Instruction →
Pictures in the records should not be copied, but every other part must be repeated exactly.

Entries supplied →
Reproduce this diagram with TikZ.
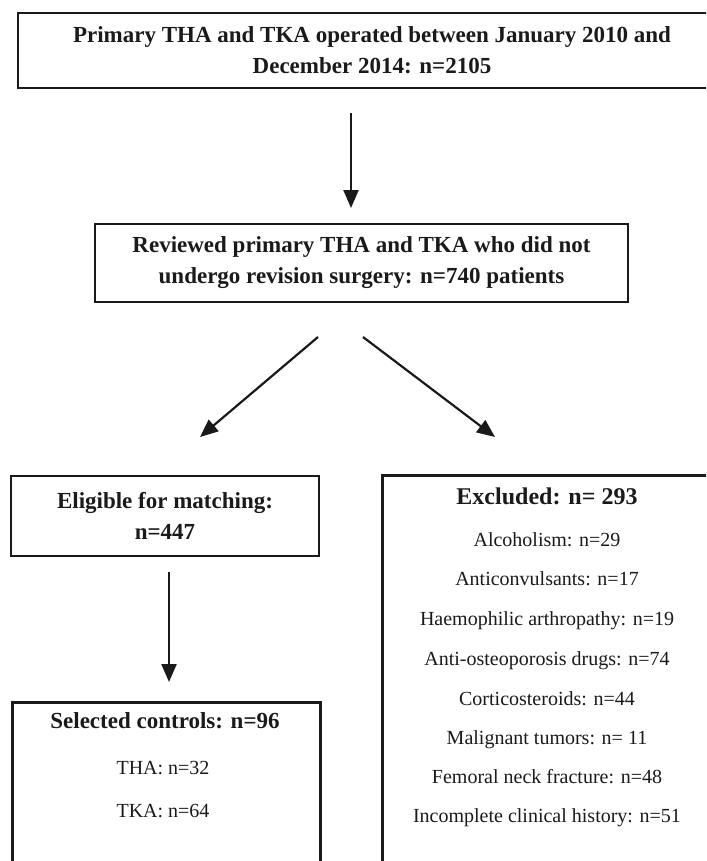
\documentclass[tikz,border=0pt]{standalone}
\usepackage{fontspec}
\setmainfont{Liberation Serif}
\usetikzlibrary{arrows.meta}
\definecolor{ink}{HTML}{1A1A1A}
\begin{document}
\begin{tikzpicture}[x=1pt,y=-1pt,
  box/.style={draw=ink, line width=2.6pt, rectangle, inner sep=0pt, align=center},
  bt/.style={font=\fontsize{23}{31}\selectfont\bfseries, text=ink, align=center},
  rt/.style={font=\fontsize{20}{24}\selectfont, text=ink, text height=14pt, text depth=4pt, inner sep=0pt},
  bl/.style={bt, text height=16pt, text depth=5pt, inner sep=0pt},
  arr/.style={draw=ink, line width=2.2pt, -{Triangle[length=18pt,width=15pt]}}]
\useasboundingbox (0,0) rectangle (706,861);
\fill[white] (0,0) rectangle (706,861);
\begin{scope}
\clip (0,0) rectangle (706,861);
% boxes
\node[box, bt, minimum width=708pt, minimum height=75pt] (top) at (372,50.5)
  {Primary THA and TKA operated between January 2010 and\\December 2014: n=2105};
\node[box, bt, minimum width=533pt, minimum height=78pt] (rev) at (361.5,263)
  {Reviewed primary THA and TKA who did not\\undergo revision surgery: n=740 patients};
\node[box, bt, minimum width=308pt, minimum height=80pt] (elig) at (165,516)
  {Eligible for matching:\\n=447};
\node[box, minimum width=332pt, minimum height=460pt, anchor=north west] (excl) at (381,474) {};
\node[box, minimum width=308pt, minimum height=260pt, anchor=north west] (sel) at (11,701) {};
% excluded texts
\node[bl, font=\fontsize{24}{30}\selectfont\bfseries] (exT) at (547,499) {Excluded: n= 293};
\node[rt] (ex1) at (547,541) {Alcoholism: n=29};
\node[rt] (ex2) at (547,580) {Anticonvulsants: n=17};
\node[rt] (ex3) at (547,620) {Haemophilic arthropathy: n=19};
\node[rt] (ex4) at (547,660) {Anti-osteoporosis drugs: n=74};
\node[rt] (ex5) at (547,700) {Corticosteroids: n=44};
\node[rt] (ex6) at (547,739) {Malignant tumors: n= 11};
\node[rt] (ex7) at (547,778) {Femoral neck fracture: n=48};
\node[rt] (ex8) at (547,817) {Incomplete clinical history: n=51};
% selected texts
\node[bl] (selT) at (165,723) {Selected controls: n=96};
\node[rt] (tha) at (163,769) {THA: n=32};
\node[rt] (tka) at (163,812) {TKA: n=64};
% arrows
\coordinate (a1s) at (351,113); \coordinate (a1e) at (351,208);
\coordinate (a2s) at (318,337); \coordinate (a2e) at (200,437);
\coordinate (a3s) at (363,337); \coordinate (a3e) at (495,437);
\coordinate (a4s) at (169,572); \coordinate (a4e) at (169,682);
\draw[arr] (a1s) -- (a1e);
\draw[arr] (a2s) -- (a2e);
\draw[arr] (a3s) -- (a3e);
\draw[arr] (a4s) -- (a4e);
\end{scope}
\end{tikzpicture}
\end{document}
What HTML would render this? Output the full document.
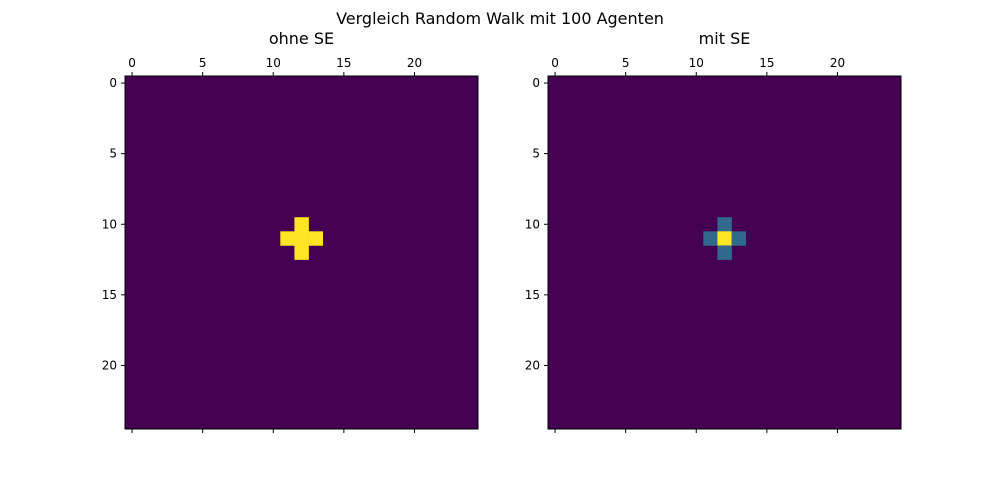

Written response →
Reproduce this diagram with TikZ.
\documentclass[tikz,border=0pt]{standalone}
\usepackage{fontspec}
\setmainfont{Liberation Serif}
\usetikzlibrary{arrows.meta}
\definecolor{ink}{HTML}{1A1A1A}
\begin{document}
\begin{tikzpicture}[x=1pt,y=-1pt,
  box/.style={draw=ink, line width=2.6pt, rectangle, inner sep=0pt, align=center},
  bt/.style={font=\fontsize{23}{31}\selectfont\bfseries, text=ink, align=center},
  rt/.style={font=\fontsize{20}{24}\selectfont, text=ink, text height=14pt, text depth=4pt, inner sep=0pt},
  bl/.style={bt, text height=16pt, text depth=5pt, inner sep=0pt},
  arr/.style={draw=ink, line width=2.2pt, -{Triangle[length=18pt,width=15pt]}}]
\useasboundingbox (0,0) rectangle (706,861);
\fill[white] (0,0) rectangle (706,861);
\begin{scope}
\clip (0,0) rectangle (706,861);
% boxes
\node[box, bt, minimum width=708pt, minimum height=75pt] (top) at (372,50.5)
  {Primary THA and TKA operated between January 2010 and\\December 2014: n=2105};
\node[box, bt, minimum width=533pt, minimum height=78pt] (rev) at (361.5,263)
  {Reviewed primary THA and TKA who did not\\undergo revision surgery: n=740 patients};
\node[box, bt, minimum width=308pt, minimum height=80pt] (elig) at (165,516)
  {Eligible for matching:\\n=447};
\node[box, minimum width=332pt, minimum height=460pt, anchor=north west] (excl) at (381,474) {};
\node[box, minimum width=308pt, minimum height=260pt, anchor=north west] (sel) at (11,701) {};
% excluded texts
\node[bl, font=\fontsize{24}{30}\selectfont\bfseries] (exT) at (547,499) {Excluded: n= 293};
\node[rt] (ex1) at (547,541) {Alcoholism: n=29};
\node[rt] (ex2) at (547,580) {Anticonvulsants: n=17};
\node[rt] (ex3) at (547,620) {Haemophilic arthropathy: n=19};
\node[rt] (ex4) at (547,660) {Anti-osteoporosis drugs: n=74};
\node[rt] (ex5) at (547,700) {Corticosteroids: n=44};
\node[rt] (ex6) at (547,739) {Malignant tumors: n= 11};
\node[rt] (ex7) at (547,778) {Femoral neck fracture: n=48};
\node[rt] (ex8) at (547,817) {Incomplete clinical history: n=51};
% selected texts
\node[bl] (selT) at (165,723) {Selected controls: n=96};
\node[rt] (tha) at (163,769) {THA: n=32};
\node[rt] (tka) at (163,812) {TKA: n=64};
% arrows
\coordinate (a1s) at (351,113); \coordinate (a1e) at (351,208);
\coordinate (a2s) at (318,337); \coordinate (a2e) at (200,437);
\coordinate (a3s) at (363,337); \coordinate (a3e) at (495,437);
\coordinate (a4s) at (169,572); \coordinate (a4e) at (169,682);
\draw[arr] (a1s) -- (a1e);
\draw[arr] (a2s) -- (a2e);
\draw[arr] (a3s) -- (a3e);
\draw[arr] (a4s) -- (a4e);
\end{scope}
\end{tikzpicture}
\end{document}
What HTML would render this? Output the full document.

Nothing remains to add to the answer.